Reporting from Nashville: Delivering Solutions that Matter

By Liying Gu
Elise Jordan, senior vice president, strategic financial planning and analysis & business systems of FedEx Express, opened the annual ACI-NA Economics & Finance and Human Capital Conference this week in Nashville discussing the economic outlook, air cargo market outlook, FedEx’s strategic imperatives, the evolving role of finance, and industry challenges.

Elise Jordan

FedEx economists see a two-speed world with emerging markets such as China, India, Brazil and Mexico leading global economic growth, and the developed world in the form of the U.S., Europe and Japan in slower growth mode for some time. The global economy “is in a soft patch” currently with uncertain markets and dampened consumer sentiments driven by the debt crises in the U.S. and Europe and geopolitical uncertainty in the Middle East. According to Jordan, FedEx expects calendar year 2012 U.S. gross domestic product growth to be slightly below the blue chip consensus of 2.3 percent, and calendar year 2013 below the consensus 2.6 percent.

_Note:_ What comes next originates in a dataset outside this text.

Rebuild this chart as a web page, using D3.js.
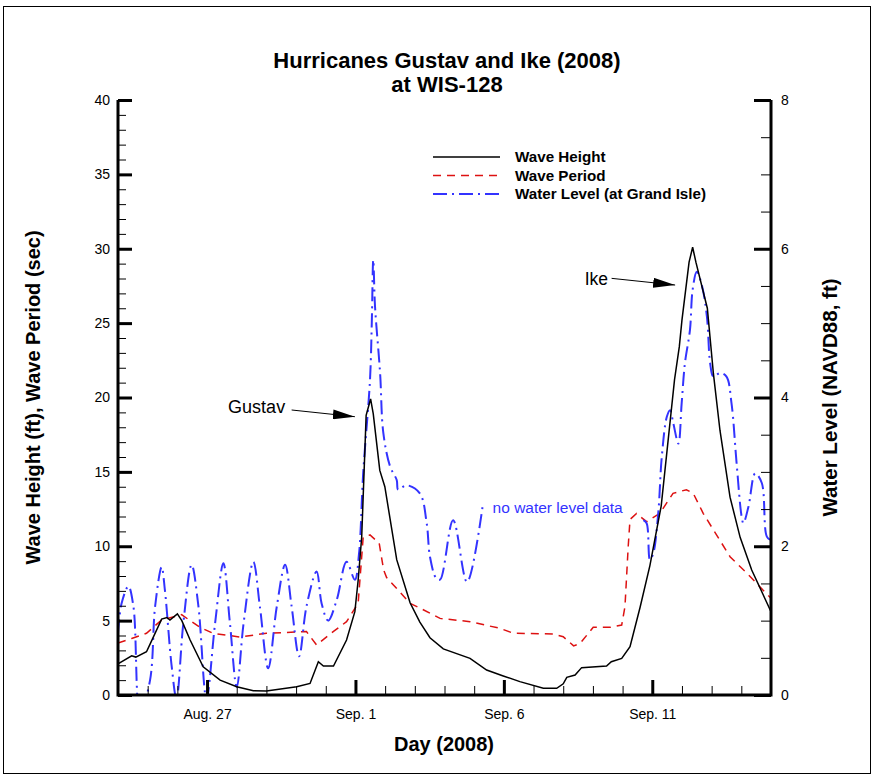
<!DOCTYPE html>
<html><head><meta charset="utf-8">
<script src="https://cdn.jsdelivr.net/npm/d3@7"></script>
<style>
body{margin:0;background:#fff}
text{font-family:"Liberation Sans",Arial,Helvetica,sans-serif}
</style>
</head><body>
<svg id="c" width="876" height="776"></svg>
<script>
// ---------- DATA (day = days since Aug. 24, 2008 00:00) ----------
const titleLines = ["Hurricanes Gustav and Ike (2008)", "at WIS-128"];
const xTickDays = [3, 8, 13, 18];
const xTickLabels = ["Aug. 27", "Sep. 1", "Sep. 6", "Sep. 11"];
const leftTicks = [0, 5, 10, 15, 20, 25, 30, 35, 40];
const rightTicks = [0, 2, 4, 6, 8];
const seriesNames = ["Wave Height", "Wave Period", "Water Level (at Grand Isle)"];

// Wave height (ft)  [day, value]
const waveHeight = [
 [0,2.1],[0.46,2.64],[0.6,2.55],[0.96,2.91],[1.1,3.5],[1.47,5.1],[1.65,5.2],[1.75,5.04],
 [2.0,5.45],[2.15,5.0],[2.43,3.7],[2.87,1.9],[3.44,1.0],[4.0,0.56],[4.56,0.29],[5.0,0.27],
 [6.02,0.56],[6.47,0.78],[6.75,2.24],[6.92,1.95],[7.26,1.95],[7.7,3.7],[7.98,5.6],[8.09,7.7],
 [8.21,10.6],[8.36,18.8],[8.51,19.9],[8.6,18.9],[8.82,15.1],[8.99,14.0],[9.39,9.1],[9.84,6.2],
 [10.17,4.9],[10.51,3.85],[10.96,3.1],[11.86,2.46],[12.42,1.68],[12.98,1.28],[13.54,0.9],
 [14.33,0.45],[14.78,0.45],[15.0,0.75],[15.12,1.19],[15.4,1.34],[15.62,1.84],[16.46,1.95],
 [16.62,2.24],[16.97,2.46],[17.25,3.25],[17.59,5.9],[17.92,8.7],[18.3,12.7],[18.75,21.2],
 [18.91,23.4],[19.0,25.2],[19.24,29.1],[19.36,30.1],[19.47,29.1],[19.855,26.0],[20.06,21.6],
 [20.28,17.8],[20.62,13.3],[20.96,10.6],[21.35,8.4],[22,5.6]
];

// Wave period (sec)  [day, value]
const wavePeriod = [
 [0,3.5],[0.46,3.8],[0.96,4.15],[1.47,5.04],[2.14,5.4],[2.76,4.55],[3.2,4.15],[4.11,3.9],
 [5.0,4.15],[6.35,4.26],[6.69,3.36],[7.25,4.26],[7.7,4.93],[8.09,6.16],[8.26,10.6],[8.49,10.76],
 [8.8,10.2],[8.95,8.4],[9.05,7.9],[9.28,7.4],[9.84,6.16],[10.17,5.85],[10.85,5.15],[11.86,4.93],
 [12.87,4.48],[13.32,4.15],[14.67,4.1],[15.0,3.92],[15.35,3.3],[15.57,3.47],[16.01,4.55],
 [16.58,4.55],[16.97,4.7],[17.08,5.94],[17.19,10.0],[17.25,11.8],[17.47,12.2],[17.81,11.65],
 [18.25,12.2],[18.7,13.56],[19.15,13.8],[19.38,13.56],[19.72,12.2],[20.06,11.1],[20.62,9.3],
 [21.18,8.2],[22,6.5]
];

// Water level (ft NAVD88) – Gustav segment, then gap, then Ike segment
const waterLevelGustav = [
 [0,0.83],[0.12,1.23],[0.35,1.46],[0.52,1.19],[0.74,-0.25],[1.08,0.2],[1.25,1.19],[1.47,1.72],
 [1.58,1.41],[1.81,0.38],[1.97,-0.05],[2.2,0.96],[2.48,1.75],[2.71,1.19],[2.98,-0.05],[3.27,0.96],
 [3.55,1.77],[3.77,0.97],[4.0,0.11],[4.23,0.96],[4.56,1.79],[4.78,1.19],[5.06,0.36],[5.35,1.19],
 [5.63,1.75],[5.85,1.19],[6.1,0.52],[6.35,1.19],[6.69,1.66],[6.86,1.23],[7.08,1.0],[7.37,1.28],
 [7.7,1.79],[7.98,1.55],[8.12,1.9],[8.26,2.98],[8.49,4.24],[8.55,5.0],[8.6,5.85],[8.66,5.22],
 [8.83,4.33],[8.94,3.52],[9.17,3.07],[9.39,2.89],[9.44,2.76],[9.72,2.82],[10.17,2.71],[10.4,2.31],
 [10.51,1.86],[10.72,1.57],[10.85,1.55],[11.29,2.35],[11.76,1.52],[12.3,2.58]
];
const waterLevelIke = [
 [17.7,2.35],[17.81,2.31],[17.92,1.82],[18.03,1.9],[18.2,2.44],[18.32,3.2],[18.49,3.74],[18.6,3.83],
 [18.71,3.65],[18.88,3.38],[18.99,3.92],[19.1,4.46],[19.27,4.91],[19.36,5.45],[19.5,5.69],[19.67,5.51],
 [19.84,5.09],[19.95,4.46],[20.06,4.28],[20.28,4.33],[20.5,4.28],[20.67,3.92],[20.84,3.12],[21.01,2.4],
 [21.07,2.31],[21.24,2.53],[21.47,2.98],[21.69,2.85],[21.86,2.13],[22,2.08]
];

// ---------- LAYOUT ----------
const svg = d3.select("#c");
const L = 118, R = 771, T = 100, B = 695;
const x = d3.scaleLinear().domain([0, 22]).range([L, R]);
const y = d3.scaleLinear().domain([0, 40]).range([B, T]);
const yR = d3.scaleLinear().domain([0, 8]).range([B, T]);
const blue = "#3333ff", red = "#dd1111";

svg.append("rect").attr("x", 3.5).attr("y", 6.5).attr("width", 867).attr("height", 767)
  .attr("fill", "none").attr("stroke", "#000").attr("stroke-width", 1);

// Title
svg.append("g").selectAll("text").data(titleLines).join("text")
  .attr("x", 447).attr("y", (d, i) => 68 + i * 24)
  .attr("text-anchor", "middle").attr("font-weight", "bold").attr("font-size", 22)
  .text(d => d);

// Clip
svg.append("clipPath").attr("id", "clip").append("rect")
  .attr("x", L).attr("y", T - 5).attr("width", R - L).attr("height", B - T + 5);

const plot = svg.append("g").attr("clip-path", "url(#clip)");
const lineL = d3.line().x(d => x(d[0])).y(d => y(d[1]));
const lineR = d3.line().x(d => x(d[0])).y(d => yR(d[1])).curve(d3.curveCatmullRom.alpha(0.5));

plot.append("path").datum(wavePeriod).attr("d", lineL)
  .attr("fill", "none").attr("stroke", red).attr("stroke-width", 1.5).attr("stroke-dasharray", "8,6");
[waterLevelGustav, waterLevelIke].forEach(seg => {
  plot.append("path").datum(seg).attr("d", lineR)
    .attr("fill", "none").attr("stroke", blue).attr("stroke-width", 2).attr("stroke-dasharray", "14,5,2,5");
});
plot.append("path").datum(waveHeight).attr("d", lineL)
  .attr("fill", "none").attr("stroke", "#000").attr("stroke-width", 1.5);

// Axes
function styleAxis(g, w) {
  g.select(".domain").remove();
  g.selectAll(".tick line").attr("stroke", "#000").attr("stroke-width", w);
  g.selectAll(".tick text").attr("font-size", 14).attr("fill", "#000");
}
const minorL = d3.range(0, 41, 1), minorR = d3.range(0, 8.01, 0.5), minorX = d3.range(0, 23, 1);

svg.append("g").attr("transform", `translate(${L},0)`)
  .call(d3.axisLeft(y).tickValues(minorL).tickSizeInner(-8).tickSizeOuter(0).tickFormat(""))
  .call(g => styleAxis(g, 1));
svg.append("g").attr("transform", `translate(${L},0)`)
  .call(d3.axisLeft(y).tickValues(leftTicks).tickSizeInner(-14).tickSizeOuter(0).tickPadding(8))
  .call(g => styleAxis(g, 3));

svg.append("g").attr("transform", `translate(${R},0)`)
  .call(d3.axisRight(yR).tickValues(minorR).tickSizeInner(-10).tickSizeOuter(0).tickFormat(""))
  .call(g => styleAxis(g, 1));
svg.append("g").attr("transform", `translate(${R},0)`)
  .call(d3.axisRight(yR).tickValues(rightTicks).tickSizeInner(-17).tickSizeOuter(0).tickPadding(10))
  .call(g => styleAxis(g, 3));

svg.append("g").attr("transform", `translate(0,${B})`)
  .call(d3.axisBottom(x).tickValues(minorX).tickSizeInner(-9).tickSizeOuter(0).tickFormat(""))
  .call(g => styleAxis(g, 1));
svg.append("g").attr("transform", `translate(0,${B})`)
  .call(d3.axisBottom(x).tickValues(xTickDays).tickSizeInner(-15).tickSizeOuter(0).tickPadding(14)
    .tickFormat((d, i) => xTickLabels[i]))
  .call(g => styleAxis(g, 3));

// axis lines (left, bottom, right)
svg.append("path").attr("d", `M${L},${T}V${B}H${R}V${T}`)
  .attr("fill", "none").attr("stroke", "#000").attr("stroke-width", 3);

// Axis titles
svg.append("text").attr("transform", `translate(40,${(T + B) / 2}) rotate(-90)`)
  .attr("text-anchor", "middle").attr("font-weight", "bold").attr("font-size", 20)
  .text("Wave Height (ft), Wave Period (sec)");
svg.append("text").attr("transform", `translate(837,${(T + B) / 2}) rotate(-90)`)
  .attr("text-anchor", "middle").attr("font-weight", "bold").attr("font-size", 20.5)
  .text("Water Level (NAVD88, ft)");
svg.append("text").attr("x", 444).attr("y", 751)
  .attr("text-anchor", "middle").attr("font-weight", "bold").attr("font-size", 20)
  .text("Day (2008)");

// Legend
const legStyles = [
  {stroke: "#000", dash: null, w: 1.5},
  {stroke: red, dash: "8,6", w: 1.5},
  {stroke: blue, dash: "14,5,2,5", w: 2}
];
const leg = svg.append("g");
seriesNames.forEach((n, i) => {
  const yy = 157 + i * 18.5;
  leg.append("line").attr("x1", 433).attr("x2", 500).attr("y1", yy).attr("y2", yy)
    .attr("stroke", legStyles[i].stroke).attr("stroke-width", legStyles[i].w)
    .attr("stroke-dasharray", legStyles[i].dash);
  leg.append("text").attr("x", 515).attr("y", yy + 5).attr("font-weight", "bold").attr("font-size", 15.2)
    .text(n);
});

// Annotations
const defs = svg.append("defs");
defs.append("marker").attr("id", "ah").attr("markerUnits", "userSpaceOnUse")
  .attr("viewBox", "0 0 22 10").attr("refX", 22).attr("refY", 5)
  .attr("markerWidth", 22).attr("markerHeight", 10).attr("orient", "auto")
  .append("path").attr("d", "M0,0L22,5L0,10Z").attr("fill", "#000");

svg.append("text").attr("x", x(3.71)).attr("y", y(19.36)).attr("dy", "0.35em")
  .attr("font-size", 18).text("Gustav");
svg.append("line").attr("x1", x(5.85)).attr("y1", y(19.16)).attr("x2", x(7.98)).attr("y2", y(18.71))
  .attr("stroke", "#000").attr("stroke-width", 1).attr("marker-end", "url(#ah)");
svg.append("text").attr("x", x(16.51)).attr("y", y(27.97)).attr("dy", "0.35em")
  .attr("text-anchor", "end").attr("font-size", 17.5).text("Ike");
svg.append("line").attr("x1", x(16.63)).attr("y1", y(28.01)).attr("x2", x(18.77)).attr("y2", y(27.56))
  .attr("stroke", "#000").attr("stroke-width", 1).attr("marker-end", "url(#ah)");
svg.append("text").attr("x", x(12.62)).attr("y", y(12.57)).attr("dy", "0.35em")
  .attr("font-size", 15.5).attr("fill", blue).text("no water level data");
</script>
</body></html>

The air cargo industry is expected to grow faster than world trade and global GDP, driven to a large extent by the increase in high value-added goods, just-in-time inventory practices and the growth of electronic commerce.  In 1970, 10 percent of U.S. GDP was related to international trade. Today, it’s about 25 percent and growing. International air cargo accounts for only about 2 percent of the tonnage moved, but over 40 percent of the value.

FedEx continues to pursue growth opportunities in international service, which is the fastest growing component of the company’s overall revenue base. In this process, the company also strives to be flexible and nimble enough to respond to the ups and downs of the world economy in an organized and appropriate manner.

Looking forward, Jordan sees fuel, infrastructure, and sustainability among the many critical issues facing airlines and airports today.  Greater access and connectivity, safer operations, fewer delays, lower costs, greater fuel efficiency and reduced carbon footprints, cannot be optimized without significant improvements to the nation’s aviation infrastructure in the very near future.